|Charles Laughton And Walter Pidgeon|
Advise & Consent — The 1962 film was criticized at the time for suggesting that some of our politicians were corrupt and that the making of laws was not always in the best interests of the citizenry. Otto Preminger directed this film based on Allen Drury’s best-seller by the same name. Historians and those around long enough might well pick up allusions to real-life personages. The film is also loaded with some of Hollywood’s best character actors. My favorites here are Charles Laughton who played a particularly nasty southern Senator and Lew Ayres as the ineffectual vice president. Look for Franchot Tone, Gene Tierney, Henry Fonda, Walter Pidgeon, Paul Ford, Burgess Meredith, Don Murray and Peter Lawford as well as a cameo by Betty White.
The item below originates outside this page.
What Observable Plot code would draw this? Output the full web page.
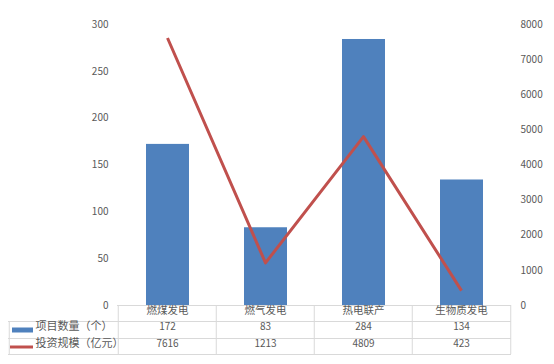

It might be interesting to note that this moderately cynical film was released a year before Kennedy’s assassination and before other events (Vietnam for one) also pointed to the loss of America’s innocence
All The King’s Men – People of my advanced age will always remember a hefty, gravel-voiced Broderick Crawford standing just outside his cop car yelling “ten four” into the radio mic on TV’s “Highway Patrol.” However he had quite a film career before he was squeezed into the small screen. And his performance here earned him an Academy Award. Robert Penn Warren wrote this fine novel that was the basis of several adaptations, including this 1949 U.S. film and a second not particularly successful remake in 2006. In addition to Crawford as a Huey Long –type politician, Joanne Dru, John Ireland, John Derek and Mercedes McCambridge (who also picked up an Academy Award), starred. Character actor Paul Ford played a similar roles in both films in today’s pairing. Directed by Robert Rossen, this is generally considered to be an essentially true story and cinema noir at its best .
Cocktails of any type (with or without alcohol) or Southern Comfort might go well with this double feature.